Adam Gonzalez, PhD Receives Two New Grants for Work with Disaster Responders

Adam Gonzalez, PhD

Assistant Professor of Psychiatry, Adam Gonzalez, PhD received two new awards to augment his work with responders to the 9/11 World Trade Center (WTC) disaster and the victims of Hurricane Sandy. The awards, totaling $721,832, were made by the Health and Human Services Assistant Secretary for Preparedness and Response.

Dr. Gonzalez is currently the principal investigator on a grant to evaluate the efficacy of a novel mind-body treatment for WTC responders with comorbid PTSD and respiratory illness and on a grant to study the effects of Hurricane Sandy on the respiratory and mental health of WTC responders. He is the co-investigator on a grant to evaluate an enhanced smoking cessation intervention for WTC responders. All three studies are being conducted under the auspices of the WTC Health Program’s Long Island Clinical Center of Excellence, headed by Benjamin Luft, MD.

One of the new grants, titled "Longitudinal Study of Mental Health and Post-Traumatic Growth in Responders and Community Members Affected by Hurricane Sandy," will be conducted in collaboration with the Feinstein Institute for Medical Research at the North Shore-LIJ Health System. Dr. Gonzalez and his colleagues are seeking to understand more about the factors that promote resiliency and psychological growth among people who experience the trauma of major disasters. As part of the project they plan to videotape responders’ accounts of how their experiences with the WTC and Sandy impacted their lives in a positive way, supplementing the documentary materials compiled by the Remembering 9/11 oral history project.

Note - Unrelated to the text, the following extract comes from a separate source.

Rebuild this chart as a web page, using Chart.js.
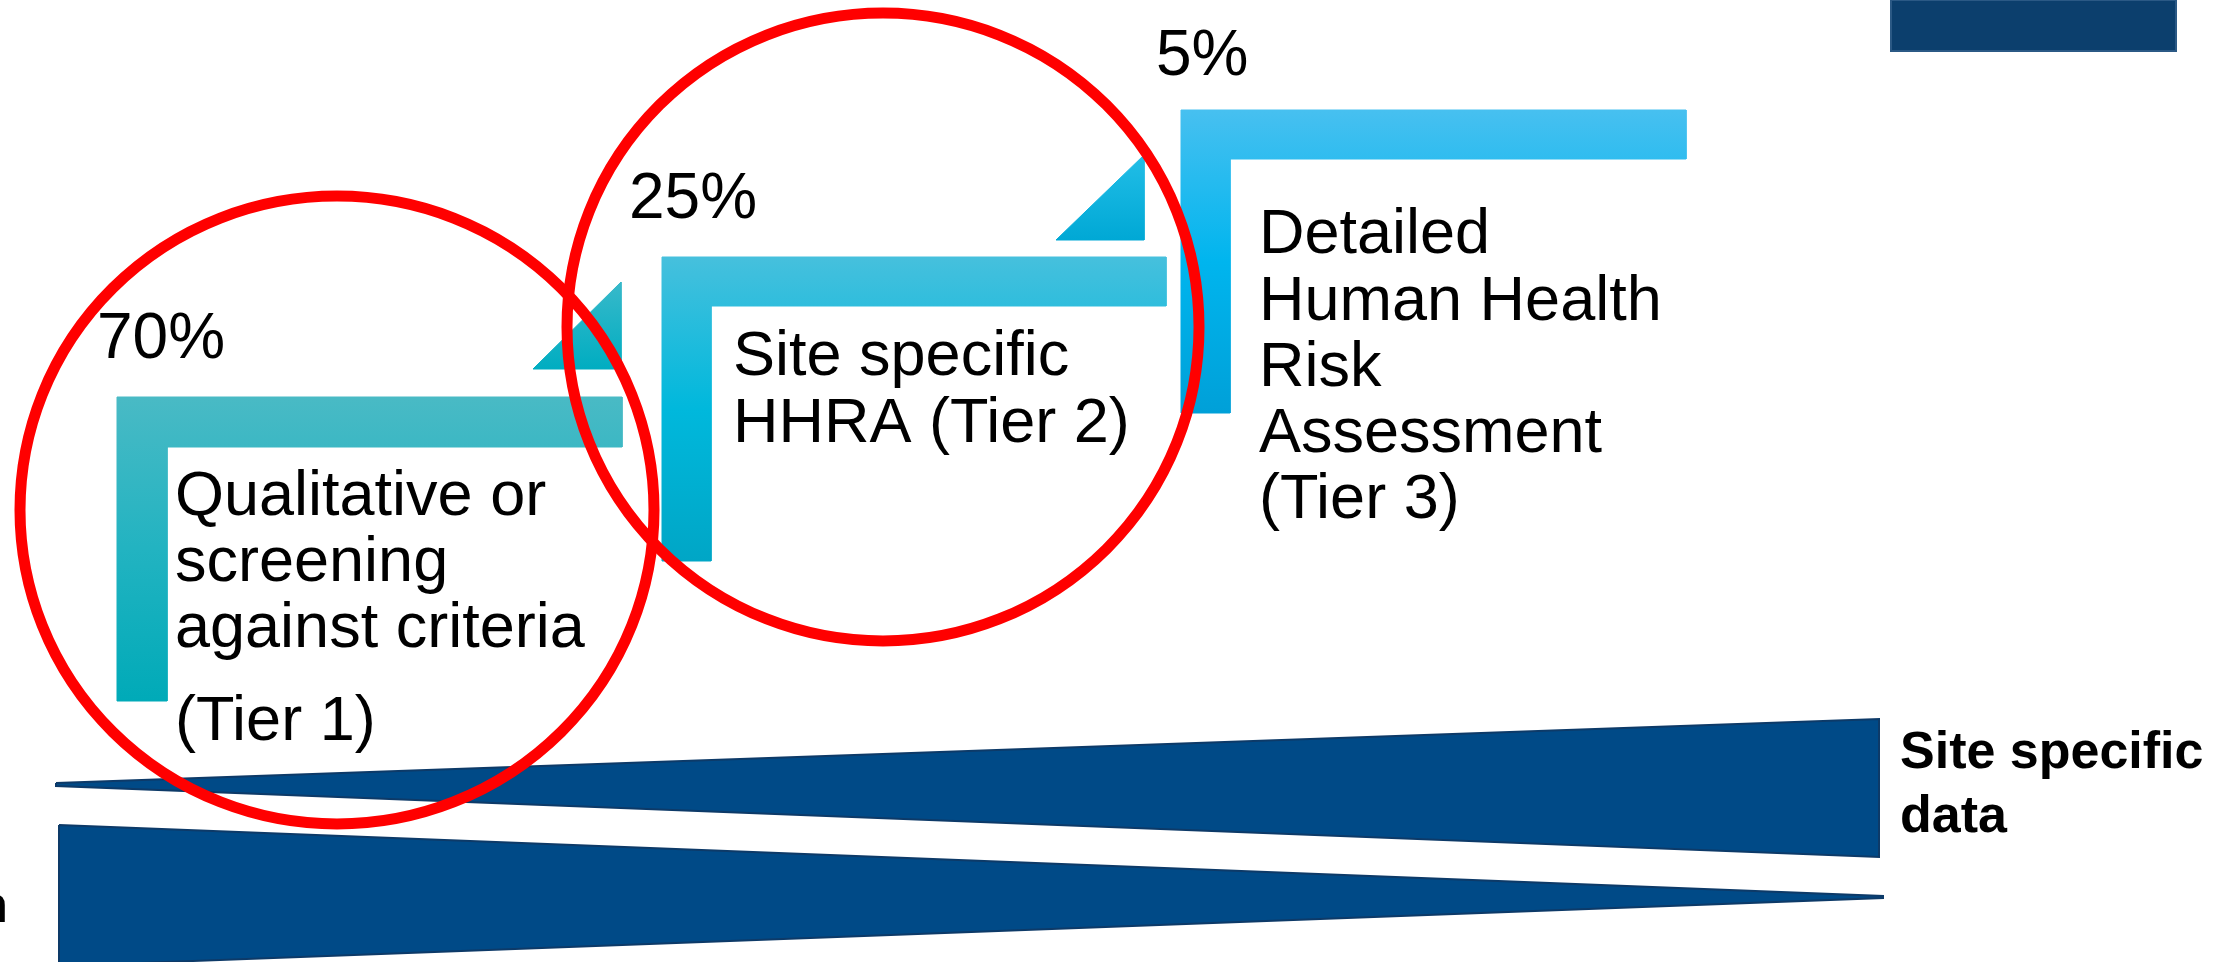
<!DOCTYPE html>
<html>
<head>
<meta charset="utf-8">
<script src="https://cdn.jsdelivr.net/npm/chart.js@4.4.1/dist/chart.umd.min.js"></script>
<style>
  html, body { margin: 0; padding: 0; background: #fff; }
  #wrap { width: 2217px; height: 962px; position: relative; }
</style>
</head>
<body>
<div id="wrap"><canvas id="tiers"></canvas></div>
<script>
// share of assessments that stop at each tier
const tierShare = [70, 25, 5];
const tierText = [
  ['Qualitative or', 'screening', 'against criteria', '(Tier 1)'],
  ['Site specific', 'HHRA (Tier 2)'],
  ['Detailed', 'Human Health', 'Risk', 'Assessment', '(Tier 3)']
];
const rightText = ['Site specific', 'data'];
const leftText = ['n'];

// layout (picture pixels, y down)
const W = 2217, H = 962;
const steps = [
  { l: 117, t: 397, r: 622, hb: 447, i: 167, b: 701, stops: ['#49bac5', '#22b3c1', '#00aab8'] },
  { l: 662, t: 257, r: 1166, hb: 306, i: 711, b: 561, stops: ['#46c0dd', '#00b8dc', '#00a6c6'] },
  { l: 1181, t: 110, r: 1686, hb: 159, i: 1230, b: 413, stops: ['#47c0f0', '#00b5ee', '#00a0d8'] }
];
const ramps = [
  { x0: 533, x1: 621, top: 282, bottom: 369, stops: ['#38b9ca', '#00adc1'] },
  { x0: 1056, x1: 1144, top: 155, bottom: 240, stops: ['#22bee7', '#00a8d5'] }
];
const wedges = [
  [[56, 783], [1879, 719], [1879, 857], [56, 786], [56, 783]],
  [[59, 825], [1883, 896], [1883, 898], [59, 966], [59, 825]]
];
const corner = [[1891, 0], [2176, 0], [2176, 51], [1891, 51], [1891, 0]];
const shareAt = [[97, 358], [629, 218], [1156, 75]];
const textAt = [
  { x: 175, base: [515, 581, 647, 740] },
  { x: 733, base: [375, 442] },
  { x: 1259, base: [253, 320, 386, 452, 518] }
];
const rings = [
  { cx: 337, cy: 510, rx: 317, ry: 314 },
  { cx: 883, cy: 327, rx: 316, ry: 314 }
];
const FONT = '"Liberation Sans", Arial, Helvetica, sans-serif';

function pts(list) { return list.map(([x, y]) => ({ x, y })); }

function vGrad(top, bottom, colors) {
  return (c) => {
    const chart = c.chart;
    if (!chart.chartArea) return colors[0];
    const ys = chart.scales.y;
    const g = chart.ctx.createLinearGradient(0, ys.getPixelForValue(top), 0, ys.getPixelForValue(bottom));
    colors.forEach((col, k) => g.addColorStop(k / (colors.length - 1), col));
    return g;
  };
}

function shape(data, fillColor, edge, width) {
  return {
    data: data, fill: 'shape', backgroundColor: fillColor,
    borderColor: edge, borderWidth: width, pointRadius: 0, tension: 0
  };
}

const datasets = [];
corner.length && datasets.push(shape(pts(corner), '#0c3f6d', '#2b5985', 2));
steps.forEach(s => {
  const g = vGrad(s.t, s.b, s.stops);
  datasets.push(shape(pts([[s.l, s.t], [s.r, s.t], [s.r, s.hb], [s.i, s.hb], [s.i, s.b], [s.l, s.b], [s.l, s.t]]), g, g, 1));
});
ramps.forEach(r => {
  const g = vGrad(r.top, r.bottom, r.stops);
  datasets.push(shape(pts([[r.x0, r.bottom], [r.x1, r.top], [r.x1, r.bottom], [r.x0, r.bottom]]), g, g, 1));
});
wedges.forEach(w => datasets.push(shape(pts(w), '#004a87', '#0d3a68', 2)));

const overlay = {
  id: 'overlay',
  afterDatasetsDraw(chart) {
    const { ctx, scales: { x, y } } = chart;
    const px = v => x.getPixelForValue(v), py = v => y.getPixelForValue(v);
    ctx.save();
    ctx.fillStyle = '#000';
    ctx.textBaseline = 'alphabetic';
    ctx.textAlign = 'left';
    ctx.font = '64px ' + FONT;
    tierShare.forEach((v, k) => ctx.fillText(v + '%', px(shareAt[k][0]), py(shareAt[k][1])));
    ctx.font = '63px ' + FONT;
    tierText.forEach((lines, k) => lines.forEach((s, j) => ctx.fillText(s, px(textAt[k].x), py(textAt[k].base[j]))));
    ctx.font = 'bold 52px ' + FONT;
    rightText.forEach((s, j) => ctx.fillText(s, px(1900), py(768 + j * 64)));
    ctx.textAlign = 'right';
    leftText.forEach(s => ctx.fillText(s, px(8), py(922)));

    ctx.strokeStyle = '#ff0000';
    ctx.lineWidth = 11;
    rings.forEach(r => {
      ctx.beginPath();
      ctx.ellipse(px(r.cx), py(r.cy), px(r.cx + r.rx) - px(r.cx), Math.abs(py(r.cy + r.ry) - py(r.cy)), 0, 0, Math.PI * 2);
      ctx.stroke();
    });
    ctx.restore();
  }
};

new Chart(document.getElementById('tiers'), {
  type: 'line',
  data: { datasets: datasets },
  options: {
    responsive: true,
    maintainAspectRatio: false,
    animation: false,
    events: [],
    layout: { padding: 0 },
    scales: {
      x: { type: 'linear', min: 0, max: W, display: false },
      y: { type: 'linear', min: 0, max: H, reverse: true, display: false }
    },
    plugins: { legend: { display: false }, tooltip: { enabled: false } }
  },
  plugins: [overlay]
});
</script>
</body>
</html>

The second grant will enable Dr. Gonzalez and his co-investigator Brittain Mahaffey, PhD to study the efficacy of a brief resilience training program for responders to Hurricane Sandy. This will be the first randomized clinical trial to evaluate the resilience training program. The researchers plan to tailor the program, originally developed for responders to the 2010 Gulf of Mexico oil spill, to the unique characteristics of responders to Hurricane Sandy, and to test its ability to enhance resilience and promote psychological health.

Both grants will provide funding for two years.